The similarity of the reported coma composition of 46P in the current apparition to those in the previous apparitions, including the enhanced ammonia abundance, points to the comet’s nucleus having a highly homogenous composition. Further dedicated studies focusing on the trends in the production of NH\(_2\) and NH are required to understand better the parent sources responsible for these emissions.

In conclusion, the primary motive of this work, to analyze the general trend in the comet’s activity as it crossed perihelion, helps us visualize the consistency of out-gassing in the comet across different apparitions. This study additionally furnishes evidence supporting the credibility of spectroscopic observations in analyzing comets’ activity trends. The results demonstrate a high level of agreement with photometric observations, even in the case of Comet 46P, which had an unprecedented close approach and exhibited hyperactivity.

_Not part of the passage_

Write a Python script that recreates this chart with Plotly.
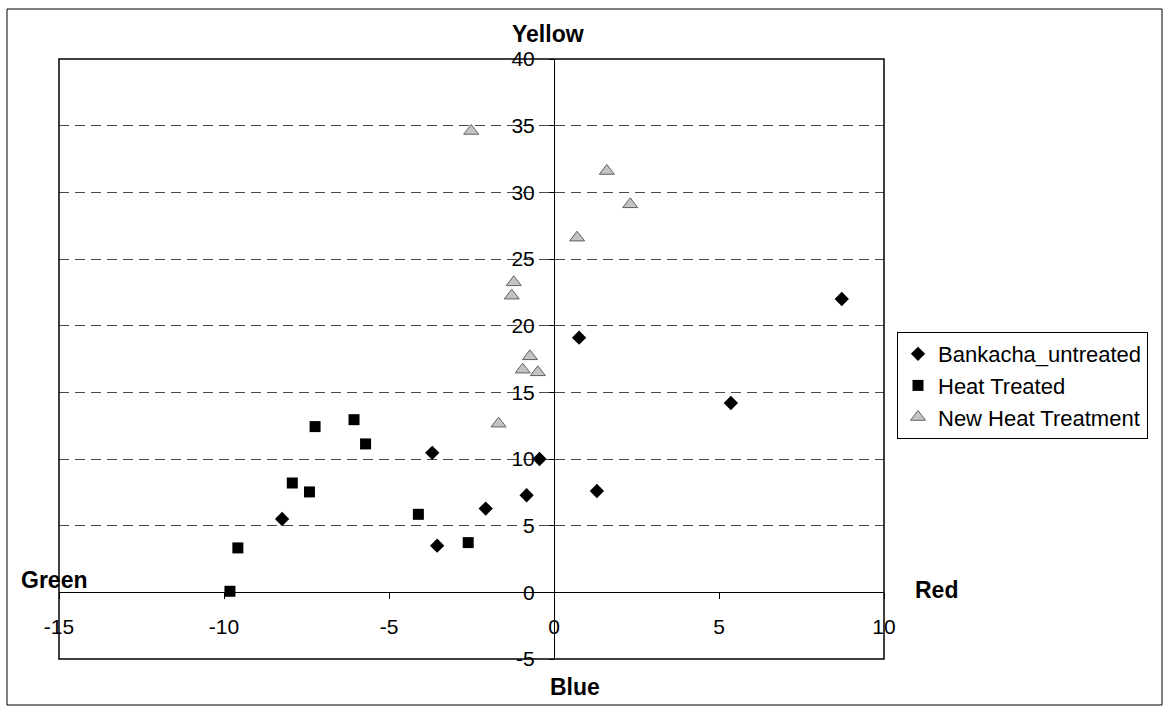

In addition, taking into account that the minor species not discussed in this paper are also very significantly detected during many epochs of observations, the spectrum corresponding to each epoch can be further utilized along with fluorescence models to analyze the variation in these emissions (major and minor) from one epoch to another to understand better the photo-chemistry occurring in the coma of the comet 46P at different heliocentric distances. This collective knowledge can be effective in planning observations for the further detailed study of comet 46P during its future apparitions.